Festivals to Patrick were e celebrated by the Irish as early as the 800s, slowly gaining in practice throughout the years. The Irish diaspora, spreading people from that country all over the world, did much to increase the number of places to celebrate this figure from what was once a single small country.
When people think of St. Patrick’s Day, they first think of drinking, of course. Ireland being a country with a great love for the making and use of alcohol naturally chooses to celebrate with an excessive amount of same. As a country with a large Catholic population, it is worth noting that this day specifically allows for a break from any Lent based promises against food or drink.
The symbols of St. Patrick’s Day are in many ways the same symbols of that of Ireland itself. The shamrock is a favorite symbol. Said to be a way for Patrick to explain the Trinity through the three leaves, this tiny plant became a symbol of him and of the country.

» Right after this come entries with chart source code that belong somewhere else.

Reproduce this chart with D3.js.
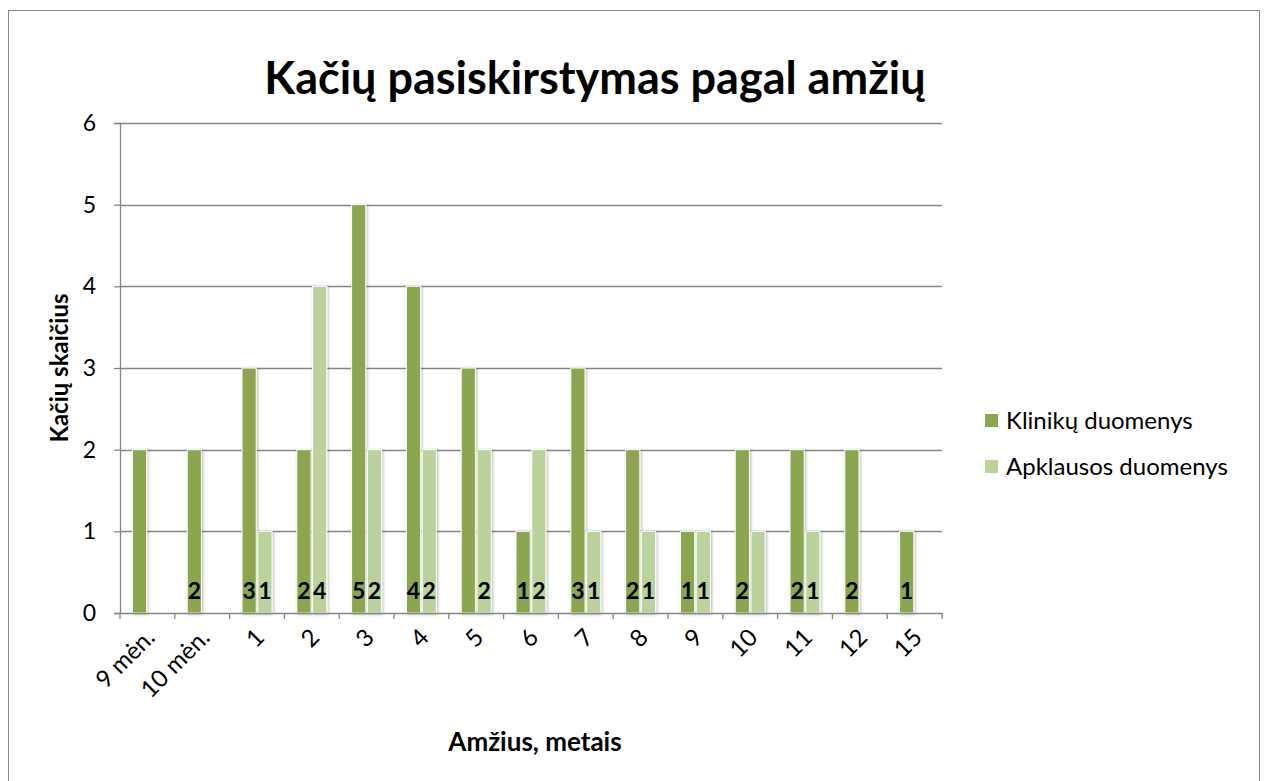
<!DOCTYPE html>
<html>
<head>
<meta charset="utf-8">
<script src="https://cdn.jsdelivr.net/npm/d3@7"></script>
<style>
  body { margin: 0; background: #fff; }
  text { font-family: Lato, "Open Sans", sans-serif; fill: #000; }
</style>
</head>
<body>
<script>
// data
var categories = ["9 mėn.", "10 mėn.", "1", "2", "3", "4", "5", "6", "7", "8", "9", "10", "11", "12", "15"];
var seriesNames = ["Klinikų duomenys", "Apklausos duomenys"];
var klinikos = [2, 2, 3, 2, 5, 4, 3, 1, 3, 2, 1, 2, 2, 2, 1];
var apklausa = [0, 0, 1, 4, 2, 2, 2, 2, 1, 1, 1, 1, 1, 0, 0];
// labels that are shown at the bar bases (some are missing in the original)
var klinikosLabels = ["", "2", "3", "2", "5", "4", "", "1", "3", "2", "1", "2", "2", "2", "1"];
var apklausaLabels = ["", "", "1", "4", "2", "2", "2", "2", "1", "1", "1", "", "1", "", ""];
var yTicks = [0, 1, 2, 3, 4, 5, 6];
var colors = ["#8ba650", "#bcd29c"];

var outWidth = 1267, outHeight = 781;
var margin = {top: 123, left: 120, right: 325, bottom: 168};
var width = outWidth - margin.left - margin.right,
    height = outHeight - margin.top - margin.bottom;

var svg = d3.select("body").append("svg")
  .attr("width", outWidth)
  .attr("height", outHeight);

// bar shadow
var defs = svg.append("defs");
defs.append("filter").attr("id", "shadow")
  .attr("x", "-50%").attr("y", "-10%").attr("width", "200%").attr("height", "120%")
  .append("feDropShadow")
  .attr("dx", 1).attr("dy", 1).attr("stdDeviation", 1.6)
  .attr("flood-color", "#000").attr("flood-opacity", 0.3);

// chart frame
svg.append("rect")
  .attr("x", 8.5).attr("y", 10.5)
  .attr("width", 1251).attr("height", 800)
  .attr("fill", "none").attr("stroke", "#888").attr("stroke-width", 1);

// title
svg.append("text")
  .attr("x", 595).attr("y", 94)
  .attr("text-anchor", "middle")
  .style("font-size", "45px").style("font-weight", "bold")
  .text("Kačių pasiskirstymas pagal amžių");

var g = svg.append("g")
  .attr("transform", "translate(" + margin.left + "," + margin.top + ")");

var x = d3.scaleBand().domain(categories).range([0, width]).padding(0);
var xSub = d3.scaleBand().domain(seriesNames)
  .range([(x.bandwidth() - 30) / 2, (x.bandwidth() + 30) / 2]).paddingInner(0.1);
var y = d3.scaleLinear().domain([0, 6]).range([height, 0]);

// gridlines
g.selectAll(".grid").data(yTicks.slice(1)).enter().append("line")
  .attr("x1", 0).attr("x2", width)
  .attr("y1", function(d) { return Math.round(y(d)) + 0.5; })
  .attr("y2", function(d) { return Math.round(y(d)) + 0.5; })
  .attr("stroke", "#868686").attr("stroke-width", 1.3);

// y axis
var yAxis = d3.axisLeft(y).tickValues(yTicks).tickFormat(d3.format("d")).tickSize(6).tickPadding(18);
var yg = g.append("g").call(yAxis);
yg.select(".domain").attr("stroke", "#868686").attr("stroke-width", 1.3);
yg.selectAll(".tick line").attr("stroke", "#868686").attr("stroke-width", 1.3);
yg.selectAll(".tick text").style("font-size", "23px").style("font-family", "Lato, sans-serif").attr("fill", "#000");

// bars
var rows = categories.map(function(c, i) {
  return {cat: c, values: [
    {name: seriesNames[0], v: klinikos[i], label: klinikosLabels[i], color: colors[0]},
    {name: seriesNames[1], v: apklausa[i], label: apklausaLabels[i], color: colors[1]}
  ]};
});

var groups = g.selectAll(".grp").data(rows).enter().append("g")
  .attr("transform", function(d) { return "translate(" + x(d.cat) + ",0)"; });

groups.selectAll("rect").data(function(d) { return d.values.filter(function(s) { return s.v > 0; }); })
  .enter().append("rect")
  .attr("x", function(d) { return xSub(d.name); })
  .attr("width", xSub.bandwidth())
  .attr("y", function(d) { return y(d.v); })
  .attr("height", function(d) { return height - y(d.v); })
  .attr("fill", function(d) { return d.color; })
  .attr("stroke", "#fff").attr("stroke-width", 1)
  .attr("filter", "url(#shadow)");

groups.selectAll(".lbl").data(function(d) { return d.values; })
  .enter().append("text")
  .attr("x", function(d) { return xSub(d.name) + xSub.bandwidth() / 2; })
  .attr("y", height - 14)
  .attr("text-anchor", "middle")
  .style("font-size", "23px").style("font-weight", "bold")
  .text(function(d) { return d.label; });

// x axis
var xAxis = d3.axisBottom(x).tickSize(0).tickFormat("");
var xg = g.append("g").attr("transform", "translate(0," + height + ")").call(xAxis);
xg.select(".domain").attr("stroke", "#868686").attr("stroke-width", 1.3);
// ticks at category boundaries
xg.selectAll(".bnd").data(categories.concat([null])).enter().append("line")
  .attr("x1", function(d, i) { return i * x.step(); })
  .attr("x2", function(d, i) { return i * x.step(); })
  .attr("y1", 0).attr("y2", 6)
  .attr("stroke", "#868686").attr("stroke-width", 1.3);
// rotated category labels
g.selectAll(".xl").data(categories).enter().append("text")
  .attr("transform", function(d) {
    return "translate(" + (x(d) + x.bandwidth() / 2 + 3) + "," + (height + 20) + ") rotate(-45)";
  })
  .attr("text-anchor", "end")
  .attr("dy", "0.35em")
  .style("font-size", "24px")
  .text(function(d) { return d; });

// axis titles
svg.append("text")
  .attr("x", 535).attr("y", 751)
  .attr("text-anchor", "middle")
  .style("font-size", "26px").style("font-weight", "bold")
  .text("Amžius, metais");

svg.append("text")
  .attr("transform", "translate(68,368) rotate(-90)")
  .attr("text-anchor", "middle")
  .style("font-size", "24px").style("font-weight", "bold")
  .text("Kačių skaičius");

// legend
var legend = svg.selectAll(".legend").data(seriesNames).enter().append("g")
  .attr("transform", function(d, i) { return "translate(985," + (421 + i * 46) + ")"; });
legend.append("rect")
  .attr("x", 0).attr("y", -7)
  .attr("width", 13).attr("height", 13)
  .attr("fill", function(d, i) { return colors[i]; });
legend.append("text")
  .attr("x", 21).attr("dy", "0.35em")
  .style("font-size", "24px")
  .text(function(d) { return d; });
</script>
</body>
</html>
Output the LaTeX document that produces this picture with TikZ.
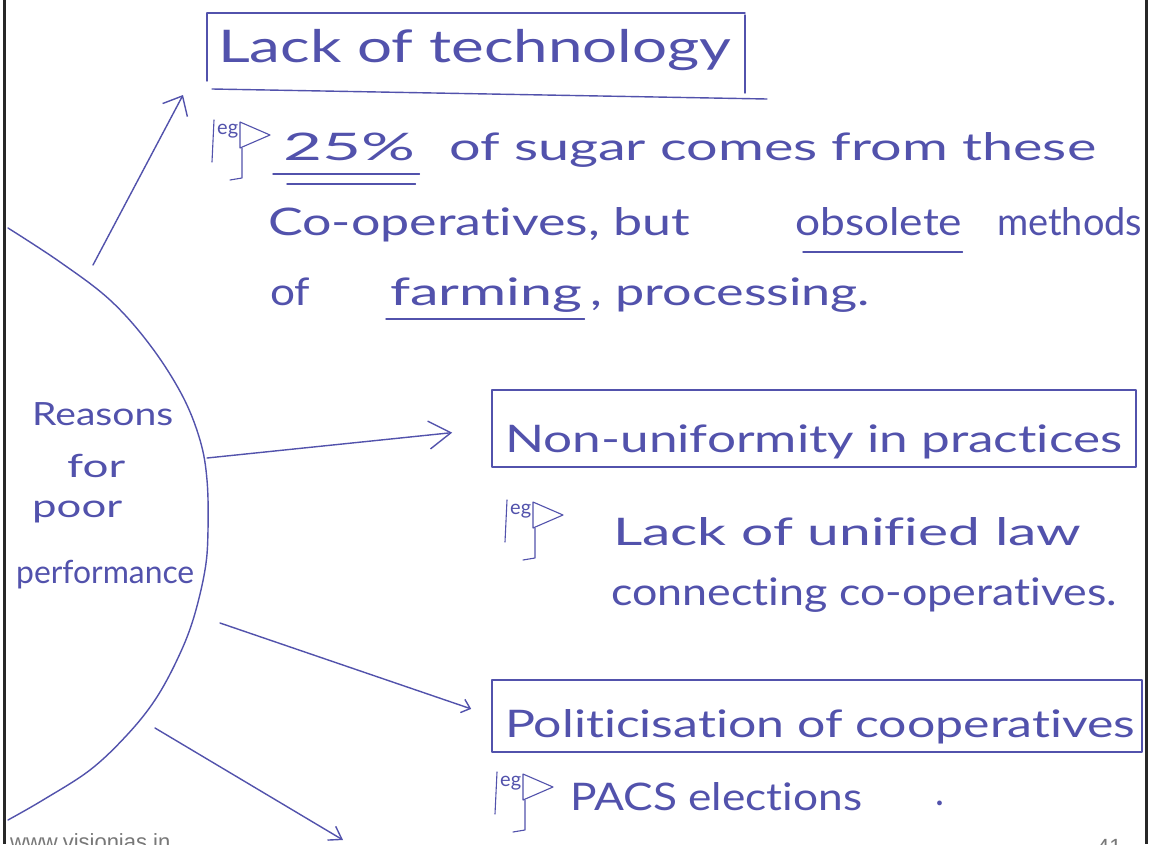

Mythic figures of the country, such as leprechauns are common as well. Part of the myths of the fairy peoples of the land, these small figures are the focus of many stories, including their relation to rainbows and their hidden pot of gold. Once depicted as wearing red and other colors, now they wear the traditional green.
In fact, green is in general a major color of St. Patrick’s Day. Wear green or be hit is the common idea there. As an official Irish color, it is clear shorthand for the holiday as well.
So find a bit of the Irish spirit this year, and have fun!